Tuesday January 20, 2004 Homily by Fr. Robert Altier Second Week in Ordinary Time
Reading (1 Samuel 16:1-13) Gospel (St. Mark 2:23-28)
In
the first reading today, we hear a statement by God to Samuel when Samuel is
ready to anoint one of Jesse’s sons whom God had not chosen, and God said
simply, Not as man sees does God see,
because man sees the appearance but the Lord looks into the heart.
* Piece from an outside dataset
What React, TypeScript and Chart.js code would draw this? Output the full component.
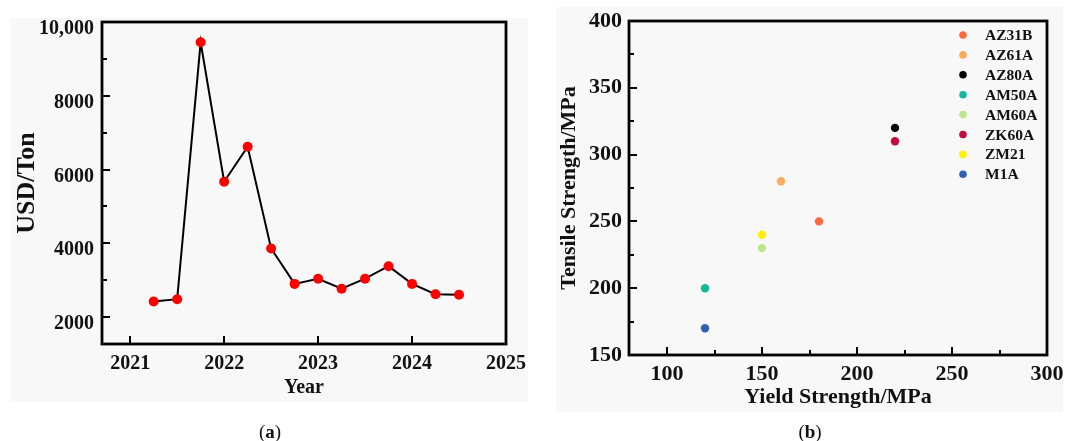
import React, { useEffect, useRef } from 'react';
import { Chart, registerables } from 'chart.js';

Chart.register(...registerables);

// ---------- Data: panel (a) ----------
const quarterYears = [2021.25, 2021.5, 2021.75, 2022, 2022.25, 2022.5, 2022.75, 2023, 2023.25, 2023.5, 2023.75, 2024, 2024.25, 2024.5];
const pricesUsdPerTon = [2420, 2485, 9450, 5670, 6620, 3860, 2900, 3040, 2770, 3040, 3380, 2900, 2620, 2605];
const yearTicks = [2021, 2022, 2023, 2024, 2025];
const yearTickLabels = ['2021', '2022', '2023', '2024', '2025'];
const priceTicks = [2000, 4000, 6000, 8000, 10000];
const priceTickLabels = ['2000', '4000', '6000', '8000', '10,000'];
const priceMinorTicks = [3000, 5000, 7000, 9000];

// ---------- Data: panel (b) ----------
const alloyNames = ['AZ31B', 'AZ61A', 'AZ80A', 'AM50A', 'AM60A', 'ZK60A', 'ZM21', 'M1A'];
const yieldStrengths = [180, 160, 220, 120, 150, 220, 150, 120];
const tensileStrengths = [250, 280, 320, 200, 230, 310, 240, 170];
const alloyColors = ['#ff6a3d', '#ffab5c', '#000000', '#14b89c', '#bbe58f', '#c20a3e', '#fff000', '#3060b4'];
const yieldTicks = [100, 150, 200, 250, 300];
const yieldTickLabels = ['100', '150', '200', '250', '300'];
const yieldMinorTicks = [125, 175, 225, 275];
const tensileTicks = [150, 200, 250, 300, 350, 400];
const tensileTickLabels = ['150', '200', '250', '300', '350', '400'];
const tensileMinorTicks = [175, 225, 275, 325, 375];

const SERIF = '"Liberation Serif", "Times New Roman", serif';

const frameTicksPlugin = {
  id: 'frameTicks',
  beforeDatasetsDraw(chart: any, _args: any, opts: any) {
    const { ctx, chartArea: a, scales } = chart;
    ctx.save();
    ctx.strokeStyle = '#000';
    ctx.lineWidth = 2;
    const drawX = (vals: number[], len: number) => {
      vals.forEach((v) => {
        const px = Math.round(scales.x.getPixelForValue(v));
        ctx.beginPath();
        ctx.moveTo(px, a.bottom);
        ctx.lineTo(px, a.bottom - len);
        ctx.stroke();
      });
    };
    const drawY = (vals: number[], len: number) => {
      vals.forEach((v) => {
        const py = Math.round(scales.y.getPixelForValue(v));
        ctx.beginPath();
        ctx.moveTo(a.left, py);
        ctx.lineTo(a.left + len, py);
        ctx.stroke();
      });
    };
    drawX(opts.xMajor || [], 8);
    drawX(opts.xMinor || [], 5);
    drawY(opts.yMajor || [], 8);
    drawY(opts.yMinor || [], 5);
    ctx.lineWidth = 2.8;
    ctx.strokeRect(a.left, a.top, a.right - a.left, a.bottom - a.top);
    ctx.restore();
  },
};

const insideLegendPlugin = {
  id: 'insideLegend',
  afterDraw(chart: any, _args: any, opts: any) {
    if (!opts || !opts.show) return;
    const { ctx } = chart;
    ctx.save();
    ctx.font = `bold ${opts.fontSize}px ${SERIF}`;
    ctx.textBaseline = 'middle';
    ctx.textAlign = 'left';
    chart.data.datasets.forEach((ds: any, i: number) => {
      const y = opts.y + i * opts.spacing;
      ctx.fillStyle = ds.backgroundColor;
      ctx.beginPath();
      ctx.arc(opts.markerX, y, opts.r, 0, Math.PI * 2);
      ctx.fill();
      ctx.fillStyle = '#111';
      ctx.fillText(ds.label, opts.textX, y + 1);
    });
    ctx.restore();
  },
};

function fixedTicks(values: number[]) {
  return (scale: any) => {
    scale.ticks = values.map((v) => ({ value: v }));
  };
}

function PriceChart() {
  const ref = useRef<HTMLCanvasElement>(null);
  useEffect(() => {
    const chart = new Chart(ref.current as HTMLCanvasElement, {
      type: 'line',
      data: {
        datasets: [
          {
            label: 'Price',
            data: quarterYears.map((x, i) => ({ x, y: pricesUsdPerTon[i] })),
            borderColor: '#000',
            borderWidth: 2,
            pointBackgroundColor: '#ff0000',
            pointBorderColor: '#ff0000',
            pointRadius: 5,
            pointBorderWidth: 0,
            tension: 0,
          },
        ],
      },
      options: {
        responsive: false,
        animation: false,
        layout: { padding: { left: 0, top: 22, right: 34, bottom: 0 } },
        plugins: {
          legend: { display: false },
          tooltip: { enabled: false },
          frameTicks: { xMajor: yearTicks, xMinor: [], yMajor: priceTicks, yMinor: priceMinorTicks },
        } as any,
        scales: {
          x: {
            type: 'linear',
            min: 2020.7,
            max: 2025,
            afterBuildTicks: fixedTicks(yearTicks),
            afterFit: (s: any) => { s.height = 97; },
            grid: { display: false, drawTicks: false },
            border: { display: false },
            ticks: {
              padding: 8,
              color: '#111',
              font: { family: SERIF, size: 20, weight: 'bold' },
              callback: (v: any) => yearTickLabels[yearTicks.indexOf(Number(v))] ?? '',
              maxRotation: 0,
              autoSkip: false,
            },
            title: {
              display: true,
              text: 'Year',
              color: '#111',
              font: { family: SERIF, size: 20, weight: 'bold' },
              padding: { top: 0, bottom: 41 },
            },
          },
          y: {
            type: 'linear',
            min: 1270,
            max: 10000,
            afterBuildTicks: fixedTicks(priceTicks),
            afterFit: (s: any) => { s.width = 102; },
            grid: { display: false, drawTicks: false },
            border: { display: false },
            ticks: {
              padding: 8,
              labelOffset: 7,
              color: '#111',
              font: { family: SERIF, size: 20, weight: 'bold' },
              callback: (v: any) => priceTickLabels[priceTicks.indexOf(Number(v))] ?? '',
              autoSkip: false,
            },
            title: {
              display: true,
              text: 'USD/Ton',
              color: '#111',
              font: { family: SERIF, size: 26, weight: 'bold' },
              padding: { top: 12, bottom: 0 },
            },
          },
        },
      },
      plugins: [frameTicksPlugin],
    } as any);
    return () => chart.destroy();
  }, []);
  return <canvas ref={ref} width={540} height={441} style={{ position: 'absolute', left: 0, top: 0, width: 540, height: 441 }} />;
}

function StrengthChart() {
  const ref = useRef<HTMLCanvasElement>(null);
  useEffect(() => {
    const chart = new Chart(ref.current as HTMLCanvasElement, {
      type: 'scatter',
      data: {
        datasets: alloyNames.map((name, i) => ({
          label: name,
          data: [{ x: yieldStrengths[i], y: tensileStrengths[i] }],
          backgroundColor: alloyColors[i],
          borderColor: alloyColors[i],
          pointRadius: 4.2,
          pointBorderWidth: 0,
        })),
      },
      options: {
        responsive: false,
        animation: false,
        layout: { padding: { left: 0, top: 21, right: 26, bottom: 0 } },
        plugins: {
          legend: { display: false },
          tooltip: { enabled: false },
          frameTicks: { xMajor: yieldTicks, xMinor: yieldMinorTicks, yMajor: tensileTicks, yMinor: tensileMinorTicks },
          insideLegend: { show: true, markerX: 423, textX: 445, y: 35, spacing: 19.9, r: 3.8, fontSize: 15.5 },
        } as any,
        scales: {
          x: {
            type: 'linear',
            min: 80,
            max: 300,
            afterBuildTicks: fixedTicks(yieldTicks),
            afterFit: (s: any) => { s.height = 86; },
            grid: { display: false, drawTicks: false },
            border: { display: false },
            ticks: {
              padding: 6,
              color: '#111',
              font: { family: SERIF, size: 22, weight: 'bold' },
              callback: (v: any) => yieldTickLabels[yieldTicks.indexOf(Number(v))] ?? '',
              maxRotation: 0,
              autoSkip: false,
            },
            title: {
              display: true,
              text: 'Yield Strength/MPa',
              color: '#111',
              font: { family: SERIF, size: 22, weight: 'bold' },
              padding: { top: 0, bottom: 30 },
            },
          },
          y: {
            type: 'linear',
            min: 150,
            max: 400,
            afterBuildTicks: fixedTicks(tensileTicks),
            afterFit: (s: any) => { s.width = 89; },
            grid: { display: false, drawTicks: false },
            border: { display: false },
            ticks: {
              padding: 7,
              color: '#111',
              font: { family: SERIF, size: 22, weight: 'bold' },
              callback: (v: any) => tensileTickLabels[tensileTicks.indexOf(Number(v))] ?? '',
              autoSkip: false,
            },
            title: {
              display: true,
              text: 'Tensile Strength/MPa',
              color: '#111',
              font: { family: SERIF, size: 22, weight: 'bold' },
              padding: { top: 16, bottom: 0 },
            },
          },
        },
      },
      plugins: [frameTicksPlugin, insideLegendPlugin],
    } as any);
    return () => chart.destroy();
  }, []);
  return <canvas ref={ref} width={533} height={441} style={{ position: 'absolute', left: 540, top: 0, width: 533, height: 441 }} />;
}

const captionStyle: React.CSSProperties = {
  position: 'absolute',
  top: 421,
  fontFamily: SERIF,
  fontSize: 19,
  lineHeight: '22px',
  color: '#111',
  transform: 'translateX(-50%)',
  whiteSpace: 'nowrap',
};

export default function App() {
  return (
    <div style={{ position: 'absolute', left: 0, top: 0, width: 1073, height: 441, background: '#ffffff', overflow: 'hidden' }}>
      <div style={{ position: 'absolute', left: 10, top: 18, width: 518, height: 384, background: '#f8f8f8' }} />
      <div style={{ position: 'absolute', left: 556, top: 7, width: 507, height: 405, background: '#f8f8f8' }} />
      <PriceChart />
      <StrengthChart />
      <div style={{ ...captionStyle, left: 270 }}>(<b>a</b>)</div>
      <div style={{ ...captionStyle, left: 810 }}>(<b>b</b>)</div>
    </div>
  );
}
Now this is something that we all know very well except it seems regularly to
leave our minds, at least we tend to forget about it with great ease it seems,
because we do the exact same thing. We get caught up into looking at the
outward appearance, into the externals, with regard to different people. We, of course, fall into it with regard to
our own selves. We try to make everything look good on the outside, make sure
people think well of us, try to present a façade that looks favorable in the
sight of others. But it does not matter what anybody else thinks; all that
matters is what God thinks.
As
we all know, on the Day of Judgment we are going to be standing before God, not
everyone else. No one will be with us and no one else is going to be looking at
us. It is going to be us and the Lord. If that is the case, then that is what
we really need to be thinking about now because everything that we do the Lord
is looking on. We are not able to hide anything from Him. We have to remember
that the Lord even knows our inmost thoughts. The devil cannot read any of
those, our guardian angel cannot read them, but God alone can. And so on the
Day of Judgment there will not be any explanation. There will not be any
attempt on our part to be able to persuade God – “No, that’s not really why I
did it” – because the Lord knows the motive, He knows what we did, He knows
when we did it, He knows why we did it. We are not going to be able to hide
anything from Him.
How
many times we try to make ourselves appear a certain way, but we are not going
to be able to fool God. How many times we have been caught in the trap of
looking at the appearance of others and making certain assumptions based solely
on their appearance, but we are not going to be able, once again, to get around
that with the Lord. If we just put ourselves back 2,000 years ago, based on
appearance, we have to ask ourselves the simple question: Which one of us ever
would have been a follower of Jesus Christ? His appearance would not have been
real impressive, walking around as an itinerant preacher, not having anyplace
to lay His head. He probably did not look real clean all of the time, and we probably
would have thought He was not anybody too impressive to be able to look at;
especially, of course, along the way to Calvary there was nothing impressive to
look at: someone who was marred and beaten and bleeding all over the place. Yet
from 2,000 years away we can look at it and say, “But that’s the most beautiful
person and that’s the greatest act of love.” But at the time, if we were
looking at appearances, we would not have said that.
And
how many times, as Saint Paul himself says, have people taken care of the poor
(or that is who they thought it was) when in fact it was an angel. These sorts
of things we need to keep in mind, that when we make judgments based on
appearances we are going to get ourselves into trouble. If we look at the
Letter of Saint James, he talks about the same thing. He said, “A rich person
comes in and you say, ‘Oh, sit over here. Can I get you a footstool?’ and you
make sure everything is okay, but when a poor person comes in you say, ‘Oh, you
can stand over there’.” Saint Paul got on them because when they got together
for a meal as a community of Christian people some of the people were eating
very fancy things and others had nothing, and the ones eating the fancy things
did not share it with the ones who had nothing at all. Again, we see the
appearance, but in this case the appearance is going to lead to condemnation
because judgments were made in people’s hearts even to the exclusion of others.
So,
for our own selves, it is an important lesson not only to make sure that what
we are trying to do is what is right in the eyes of the Lord and not worry
about whatever anybody else is going to think, but to be very careful about
making judgments about others because we simply do not know. What God asks is
that we treat everyone with charity regardless of what the appearance may be
and leave the judgment to God.
* This text was
transcribed from the audio recording of a homily by Father Robert Altier with minimal editing.